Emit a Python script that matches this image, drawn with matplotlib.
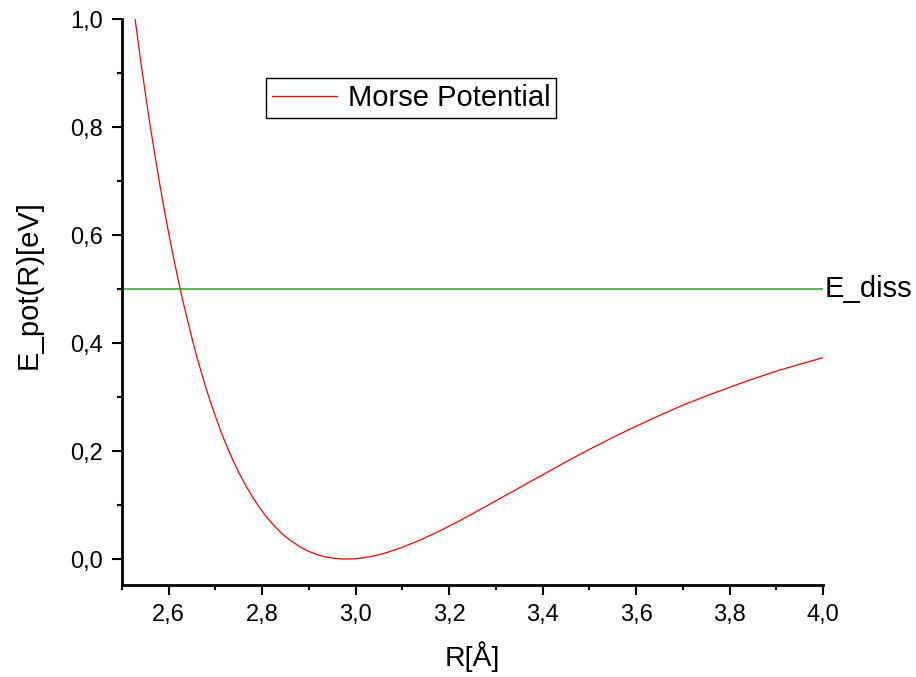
import matplotlib
matplotlib.use("Agg")
import matplotlib.pyplot as plt
from matplotlib.ticker import MultipleLocator, FuncFormatter

plt.rcParams['font.family'] = ['Liberation Sans', 'DejaVu Sans']

# values
r = [2.528, 2.54, 2.55, 2.56, 2.57, 2.58, 2.59, 2.60, 2.61, 2.62, 2.63,
     2.64, 2.65, 2.66, 2.67, 2.68, 2.69, 2.70, 2.71, 2.72, 2.735, 2.75,
     2.765, 2.78, 2.795, 2.81, 2.825, 2.84, 2.855, 2.87, 2.885, 2.90,
     2.915, 2.93, 2.945, 2.96, 2.97, 2.98, 2.99, 3.00, 3.02, 3.04, 3.06,
     3.08, 3.10, 3.12, 3.14, 3.16, 3.18, 3.20, 3.225, 3.25, 3.275, 3.30,
     3.325, 3.35, 3.375, 3.40, 3.45, 3.50, 3.55, 3.60, 3.65, 3.70, 3.75,
     3.80, 3.85, 3.90, 3.95, 4.00]
e_pot = [1.000, 0.922, 0.862, 0.804, 0.750, 0.698, 0.649, 0.603, 0.559,
         0.518, 0.479, 0.443, 0.408, 0.375, 0.345, 0.316, 0.289, 0.264,
         0.240, 0.218, 0.1875, 0.160, 0.1356, 0.114, 0.0944, 0.077,
         0.0623, 0.049, 0.038, 0.029, 0.0207, 0.014, 0.0091, 0.005,
         0.0025, 0.001, 0.0002, 0.000, 0.0002, 0.0007, 0.0028, 0.006,
         0.0104, 0.016, 0.0218, 0.029, 0.0359, 0.044, 0.0522, 0.061,
         0.0721, 0.084, 0.0957, 0.108, 0.1199, 0.132, 0.1442, 0.156,
         0.1801, 0.203, 0.2251, 0.246, 0.2659, 0.285, 0.302, 0.318,
         0.3335, 0.348, 0.3606, 0.373]
e_diss = 0.5
r_min, r_max = 2.5, 4.0

fig = plt.figure(figsize=(9.16, 6.77), dpi=100)
ax = fig.add_axes([0.1332, 0.1359, 0.7653, 0.836])

ax.plot(r, e_pot, color='#ff0000', lw=0.9, label='Morse Potential')
ax.plot([r_min, r_max], [e_diss, e_diss], color='#22aa22', lw=1.1)
ax.text(r_max + 0.003, e_diss, 'E_diss', fontsize=21, va='center', ha='left',
        clip_on=False)

ax.set_xlim(r_min, r_max)
ax.set_ylim(-0.048, 1.0)

for s in ['top', 'right']:
    ax.spines[s].set_visible(False)
for s in ['left', 'bottom']:
    ax.spines[s].set_linewidth(2)

ax.xaxis.set_major_locator(MultipleLocator(0.2))
ax.xaxis.set_minor_locator(MultipleLocator(0.1))
ax.yaxis.set_major_locator(MultipleLocator(0.2))
ax.yaxis.set_minor_locator(MultipleLocator(0.1))
comma = FuncFormatter(lambda v, p: f"{v:.1f}".replace('.', ','))
ax.xaxis.set_major_formatter(comma)
ax.yaxis.set_major_formatter(comma)
ax.set_xticks([2.6, 2.8, 3.0, 3.2, 3.4, 3.6, 3.8, 4.0])

ax.tick_params(which='major', direction='out', length=7.5, width=1.5,
               labelsize=17, pad=6)
ax.tick_params(which='minor', direction='out', length=3.75, width=1.5)

ax.set_xlabel('R[Å]', fontsize=20.5)
ax.set_ylabel('E_pot(R)[eV]', fontsize=21)
ax.xaxis.set_label_coords(0.5, -0.1)
ax.yaxis.set_label_coords(-0.113, 0.53)

leg = ax.legend(loc='upper left', bbox_to_anchor=(0.2904, 0.8848),
                bbox_transform=fig.transFigure, borderaxespad=0,
                fontsize=21, handlelength=2.25, handletextpad=0.35,
                borderpad=0.2, fancybox=False, framealpha=1)
leg.get_frame().set_edgecolor('black')
leg.get_frame().set_linewidth(1)

fig.savefig('out.png', dpi=100)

========================

• Given instruction
Transcribe the listing above verbatim. Omit the pictures.

• Reply to the exercise
Emit a Python script that matches this image, drawn with matplotlib.
import matplotlib
matplotlib.use("Agg")
import matplotlib.pyplot as plt
from matplotlib.ticker import MultipleLocator, FuncFormatter

plt.rcParams['font.family'] = ['Liberation Sans', 'DejaVu Sans']

# values
r = [2.528, 2.54, 2.55, 2.56, 2.57, 2.58, 2.59, 2.60, 2.61, 2.62, 2.63,
     2.64, 2.65, 2.66, 2.67, 2.68, 2.69, 2.70, 2.71, 2.72, 2.735, 2.75,
     2.765, 2.78, 2.795, 2.81, 2.825, 2.84, 2.855, 2.87, 2.885, 2.90,
     2.915, 2.93, 2.945, 2.96, 2.97, 2.98, 2.99, 3.00, 3.02, 3.04, 3.06,
     3.08, 3.10, 3.12, 3.14, 3.16, 3.18, 3.20, 3.225, 3.25, 3.275, 3.30,
     3.325, 3.35, 3.375, 3.40, 3.45, 3.50, 3.55, 3.60, 3.65, 3.70, 3.75,
     3.80, 3.85, 3.90, 3.95, 4.00]
e_pot = [1.000, 0.922, 0.862, 0.804, 0.750, 0.698, 0.649, 0.603, 0.559,
         0.518, 0.479, 0.443, 0.408, 0.375, 0.345, 0.316, 0.289, 0.264,
         0.240, 0.218, 0.1875, 0.160, 0.1356, 0.114, 0.0944, 0.077,
         0.0623, 0.049, 0.038, 0.029, 0.0207, 0.014, 0.0091, 0.005,
         0.0025, 0.001, 0.0002, 0.000, 0.0002, 0.0007, 0.0028, 0.006,
         0.0104, 0.016, 0.0218, 0.029, 0.0359, 0.044, 0.0522, 0.061,
         0.0721, 0.084, 0.0957, 0.108, 0.1199, 0.132, 0.1442, 0.156,
         0.1801, 0.203, 0.2251, 0.246, 0.2659, 0.285, 0.302, 0.318,
         0.3335, 0.348, 0.3606, 0.373]
e_diss = 0.5
r_min, r_max = 2.5, 4.0

fig = plt.figure(figsize=(9.16, 6.77), dpi=100)
ax = fig.add_axes([0.1332, 0.1359, 0.7653, 0.836])

ax.plot(r, e_pot, color='#ff0000', lw=0.9, label='Morse Potential')
ax.plot([r_min, r_max], [e_diss, e_diss], color='#22aa22', lw=1.1)
ax.text(r_max + 0.003, e_diss, 'E_diss', fontsize=21, va='center', ha='left',
        clip_on=False)

ax.set_xlim(r_min, r_max)
ax.set_ylim(-0.048, 1.0)

for s in ['top', 'right']:
    ax.spines[s].set_visible(False)
for s in ['left', 'bottom']:
    ax.spines[s].set_linewidth(2)

ax.xaxis.set_major_locator(MultipleLocator(0.2))
ax.xaxis.set_minor_locator(MultipleLocator(0.1))
ax.yaxis.set_major_locator(MultipleLocator(0.2))
ax.yaxis.set_minor_locator(MultipleLocator(0.1))
comma = FuncFormatter(lambda v, p: f"{v:.1f}".replace('.', ','))
ax.xaxis.set_major_formatter(comma)
ax.yaxis.set_major_formatter(comma)
ax.set_xticks([2.6, 2.8, 3.0, 3.2, 3.4, 3.6, 3.8, 4.0])

ax.tick_params(which='major', direction='out', length=7.5, width=1.5,
               labelsize=17, pad=6)
ax.tick_params(which='minor', direction='out', length=3.75, width=1.5)

ax.set_xlabel('R[Å]', fontsize=20.5)
ax.set_ylabel('E_pot(R)[eV]', fontsize=21)
ax.xaxis.set_label_coords(0.5, -0.1)
ax.yaxis.set_label_coords(-0.113, 0.53)

leg = ax.legend(loc='upper left', bbox_to_anchor=(0.2904, 0.8848),
                bbox_transform=fig.transFigure, borderaxespad=0,
                fontsize=21, handlelength=2.25, handletextpad=0.35,
                borderpad=0.2, fancybox=False, framealpha=1)
leg.get_frame().set_edgecolor('black')
leg.get_frame().set_linewidth(1)

fig.savefig('out.png', dpi=100)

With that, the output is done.